### Set exercise
Look through the material and copy each line holding "this".

╭─ Information given

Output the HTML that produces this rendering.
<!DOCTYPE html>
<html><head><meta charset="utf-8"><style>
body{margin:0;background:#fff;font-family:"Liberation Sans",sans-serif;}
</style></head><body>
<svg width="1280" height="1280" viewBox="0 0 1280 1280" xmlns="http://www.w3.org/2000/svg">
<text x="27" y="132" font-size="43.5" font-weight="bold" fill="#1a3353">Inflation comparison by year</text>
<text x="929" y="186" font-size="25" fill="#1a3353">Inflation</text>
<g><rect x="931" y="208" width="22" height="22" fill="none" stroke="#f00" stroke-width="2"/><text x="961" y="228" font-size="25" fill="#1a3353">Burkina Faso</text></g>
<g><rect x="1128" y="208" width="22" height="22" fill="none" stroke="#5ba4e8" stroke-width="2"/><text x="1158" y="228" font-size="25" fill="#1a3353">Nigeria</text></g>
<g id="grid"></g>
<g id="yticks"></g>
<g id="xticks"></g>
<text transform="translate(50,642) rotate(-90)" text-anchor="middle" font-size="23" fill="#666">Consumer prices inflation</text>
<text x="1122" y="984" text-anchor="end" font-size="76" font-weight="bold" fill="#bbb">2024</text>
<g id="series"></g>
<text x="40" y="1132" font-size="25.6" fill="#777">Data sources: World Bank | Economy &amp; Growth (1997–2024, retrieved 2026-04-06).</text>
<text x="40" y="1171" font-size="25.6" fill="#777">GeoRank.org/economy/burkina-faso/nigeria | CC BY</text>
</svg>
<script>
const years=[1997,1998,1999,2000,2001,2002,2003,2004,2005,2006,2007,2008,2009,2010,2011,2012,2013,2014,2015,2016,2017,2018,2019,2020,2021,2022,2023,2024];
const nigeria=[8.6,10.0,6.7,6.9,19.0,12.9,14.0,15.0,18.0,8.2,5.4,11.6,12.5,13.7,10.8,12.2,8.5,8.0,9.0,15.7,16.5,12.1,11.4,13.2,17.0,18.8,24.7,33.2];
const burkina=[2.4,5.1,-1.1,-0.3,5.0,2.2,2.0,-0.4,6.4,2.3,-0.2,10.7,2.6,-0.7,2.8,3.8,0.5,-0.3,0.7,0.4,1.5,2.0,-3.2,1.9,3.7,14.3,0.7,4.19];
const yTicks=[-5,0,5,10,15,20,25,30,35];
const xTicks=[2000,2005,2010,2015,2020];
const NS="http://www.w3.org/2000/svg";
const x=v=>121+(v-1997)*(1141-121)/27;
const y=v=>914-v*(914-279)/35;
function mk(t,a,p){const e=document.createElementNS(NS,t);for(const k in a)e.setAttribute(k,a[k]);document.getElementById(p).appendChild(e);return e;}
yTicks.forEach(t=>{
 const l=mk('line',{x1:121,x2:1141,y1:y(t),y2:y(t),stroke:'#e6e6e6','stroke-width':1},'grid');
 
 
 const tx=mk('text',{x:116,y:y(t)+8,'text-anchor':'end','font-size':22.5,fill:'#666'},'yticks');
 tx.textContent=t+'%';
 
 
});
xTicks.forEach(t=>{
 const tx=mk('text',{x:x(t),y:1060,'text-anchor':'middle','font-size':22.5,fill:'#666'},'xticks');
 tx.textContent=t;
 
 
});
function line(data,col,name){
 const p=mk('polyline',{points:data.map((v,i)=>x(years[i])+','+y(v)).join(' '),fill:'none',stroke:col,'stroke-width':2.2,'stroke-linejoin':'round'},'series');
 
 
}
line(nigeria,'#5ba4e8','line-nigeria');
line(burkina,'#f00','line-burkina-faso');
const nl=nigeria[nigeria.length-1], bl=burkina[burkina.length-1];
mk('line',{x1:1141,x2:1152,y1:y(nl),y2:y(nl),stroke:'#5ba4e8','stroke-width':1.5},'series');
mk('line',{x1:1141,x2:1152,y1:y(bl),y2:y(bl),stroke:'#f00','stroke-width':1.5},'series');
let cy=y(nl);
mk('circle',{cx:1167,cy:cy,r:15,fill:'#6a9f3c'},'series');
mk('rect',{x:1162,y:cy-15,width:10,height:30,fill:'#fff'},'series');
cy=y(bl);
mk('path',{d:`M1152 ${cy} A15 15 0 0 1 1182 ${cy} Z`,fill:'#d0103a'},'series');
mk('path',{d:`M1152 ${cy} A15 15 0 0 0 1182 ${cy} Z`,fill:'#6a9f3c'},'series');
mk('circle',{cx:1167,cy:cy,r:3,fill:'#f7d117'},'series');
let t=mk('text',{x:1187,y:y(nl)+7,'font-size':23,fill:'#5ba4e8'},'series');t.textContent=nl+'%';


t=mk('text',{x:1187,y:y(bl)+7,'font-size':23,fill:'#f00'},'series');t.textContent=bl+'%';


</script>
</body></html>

╰─
╭─ Information given

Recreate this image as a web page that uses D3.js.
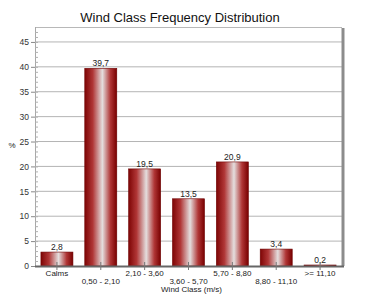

╰─
╭─ Information given

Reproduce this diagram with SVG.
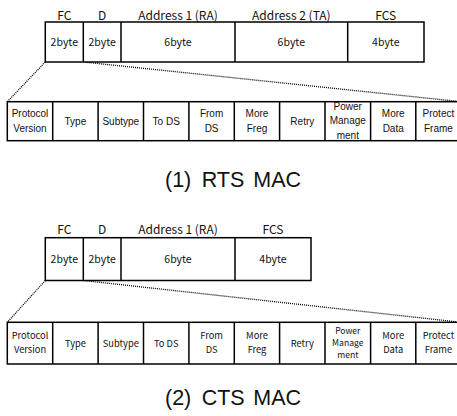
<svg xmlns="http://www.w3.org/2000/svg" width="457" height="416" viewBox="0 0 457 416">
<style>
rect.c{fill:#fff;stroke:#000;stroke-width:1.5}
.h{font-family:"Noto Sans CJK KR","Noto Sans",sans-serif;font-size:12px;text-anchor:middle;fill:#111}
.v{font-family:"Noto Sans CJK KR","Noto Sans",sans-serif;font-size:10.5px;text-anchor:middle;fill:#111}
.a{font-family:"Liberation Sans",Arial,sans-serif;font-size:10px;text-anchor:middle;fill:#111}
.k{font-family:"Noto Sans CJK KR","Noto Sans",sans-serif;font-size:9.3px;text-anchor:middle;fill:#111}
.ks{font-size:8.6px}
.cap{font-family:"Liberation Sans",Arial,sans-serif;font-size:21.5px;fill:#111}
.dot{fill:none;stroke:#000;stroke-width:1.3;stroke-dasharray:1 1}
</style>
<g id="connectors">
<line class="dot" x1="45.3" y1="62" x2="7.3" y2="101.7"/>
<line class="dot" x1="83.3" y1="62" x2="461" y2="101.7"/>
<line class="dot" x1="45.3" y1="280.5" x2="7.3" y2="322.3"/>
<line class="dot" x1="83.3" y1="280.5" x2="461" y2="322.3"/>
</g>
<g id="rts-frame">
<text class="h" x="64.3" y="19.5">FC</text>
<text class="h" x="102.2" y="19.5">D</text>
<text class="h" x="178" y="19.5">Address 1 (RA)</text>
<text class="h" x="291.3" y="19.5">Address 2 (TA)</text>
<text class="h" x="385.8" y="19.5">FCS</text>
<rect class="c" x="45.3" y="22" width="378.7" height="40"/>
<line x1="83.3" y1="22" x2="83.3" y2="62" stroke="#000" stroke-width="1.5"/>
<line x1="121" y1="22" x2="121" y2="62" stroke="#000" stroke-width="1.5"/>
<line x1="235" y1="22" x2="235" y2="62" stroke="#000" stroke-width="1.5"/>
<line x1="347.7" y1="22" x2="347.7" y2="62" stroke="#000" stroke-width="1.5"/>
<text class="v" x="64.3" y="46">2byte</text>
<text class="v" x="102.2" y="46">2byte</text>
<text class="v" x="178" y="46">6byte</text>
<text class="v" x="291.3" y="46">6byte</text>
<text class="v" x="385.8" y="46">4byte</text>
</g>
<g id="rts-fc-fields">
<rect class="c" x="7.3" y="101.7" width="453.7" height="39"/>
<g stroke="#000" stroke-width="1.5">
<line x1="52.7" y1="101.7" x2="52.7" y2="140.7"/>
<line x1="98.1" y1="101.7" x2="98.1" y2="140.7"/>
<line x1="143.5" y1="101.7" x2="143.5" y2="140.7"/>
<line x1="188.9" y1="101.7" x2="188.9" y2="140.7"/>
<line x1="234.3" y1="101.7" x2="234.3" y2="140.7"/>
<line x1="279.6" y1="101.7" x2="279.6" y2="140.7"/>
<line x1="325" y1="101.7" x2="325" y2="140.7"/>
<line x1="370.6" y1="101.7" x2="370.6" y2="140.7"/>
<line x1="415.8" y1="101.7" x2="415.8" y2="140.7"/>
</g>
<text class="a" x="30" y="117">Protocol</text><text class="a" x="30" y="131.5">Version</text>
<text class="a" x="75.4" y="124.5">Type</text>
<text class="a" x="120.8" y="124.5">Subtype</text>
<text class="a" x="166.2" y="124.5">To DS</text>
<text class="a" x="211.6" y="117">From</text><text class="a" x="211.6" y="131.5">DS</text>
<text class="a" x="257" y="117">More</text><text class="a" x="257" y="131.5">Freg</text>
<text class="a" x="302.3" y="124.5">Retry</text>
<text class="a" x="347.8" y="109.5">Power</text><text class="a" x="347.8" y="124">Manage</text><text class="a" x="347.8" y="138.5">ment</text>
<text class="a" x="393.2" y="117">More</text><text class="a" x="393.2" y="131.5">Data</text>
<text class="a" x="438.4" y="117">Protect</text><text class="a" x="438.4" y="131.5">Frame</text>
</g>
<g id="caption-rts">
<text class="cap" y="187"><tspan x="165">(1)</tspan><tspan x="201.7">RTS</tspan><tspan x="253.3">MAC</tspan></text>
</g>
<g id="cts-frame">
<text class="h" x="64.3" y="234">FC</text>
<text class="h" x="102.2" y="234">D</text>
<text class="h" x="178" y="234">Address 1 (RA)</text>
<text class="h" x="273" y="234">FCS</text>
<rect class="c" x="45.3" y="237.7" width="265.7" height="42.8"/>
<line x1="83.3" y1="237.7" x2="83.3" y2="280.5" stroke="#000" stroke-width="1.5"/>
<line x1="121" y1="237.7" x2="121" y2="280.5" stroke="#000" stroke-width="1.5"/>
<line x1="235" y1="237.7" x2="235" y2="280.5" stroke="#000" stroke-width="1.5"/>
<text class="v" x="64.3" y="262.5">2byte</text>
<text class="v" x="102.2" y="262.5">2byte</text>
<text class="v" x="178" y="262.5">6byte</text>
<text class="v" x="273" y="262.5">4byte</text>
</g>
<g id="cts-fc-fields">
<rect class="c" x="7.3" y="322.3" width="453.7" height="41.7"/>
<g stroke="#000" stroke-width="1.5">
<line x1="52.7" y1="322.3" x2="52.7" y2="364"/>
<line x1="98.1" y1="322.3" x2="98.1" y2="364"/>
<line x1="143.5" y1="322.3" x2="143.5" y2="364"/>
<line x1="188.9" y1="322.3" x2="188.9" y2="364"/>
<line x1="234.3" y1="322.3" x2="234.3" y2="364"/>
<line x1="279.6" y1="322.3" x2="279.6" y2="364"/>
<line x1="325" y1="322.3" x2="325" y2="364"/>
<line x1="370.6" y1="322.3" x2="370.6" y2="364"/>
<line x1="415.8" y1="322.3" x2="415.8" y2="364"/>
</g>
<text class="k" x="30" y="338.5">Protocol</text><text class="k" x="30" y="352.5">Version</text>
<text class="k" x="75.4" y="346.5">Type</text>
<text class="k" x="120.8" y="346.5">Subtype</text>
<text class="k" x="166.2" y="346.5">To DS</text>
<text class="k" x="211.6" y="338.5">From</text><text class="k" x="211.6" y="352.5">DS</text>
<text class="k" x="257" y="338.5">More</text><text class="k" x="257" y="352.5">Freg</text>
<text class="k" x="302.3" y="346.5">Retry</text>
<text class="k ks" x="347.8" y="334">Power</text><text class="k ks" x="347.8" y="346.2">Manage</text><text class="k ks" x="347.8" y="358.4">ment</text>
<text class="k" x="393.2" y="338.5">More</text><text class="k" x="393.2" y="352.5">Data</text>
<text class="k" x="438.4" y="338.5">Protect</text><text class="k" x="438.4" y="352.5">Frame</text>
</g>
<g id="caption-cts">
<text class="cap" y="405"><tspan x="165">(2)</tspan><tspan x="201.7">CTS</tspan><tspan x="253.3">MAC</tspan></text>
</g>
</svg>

╰─

### Task answer
Output the HTML that produces this rendering.
Recreate this image as a web page that uses D3.js.
Reproduce this diagram with SVG.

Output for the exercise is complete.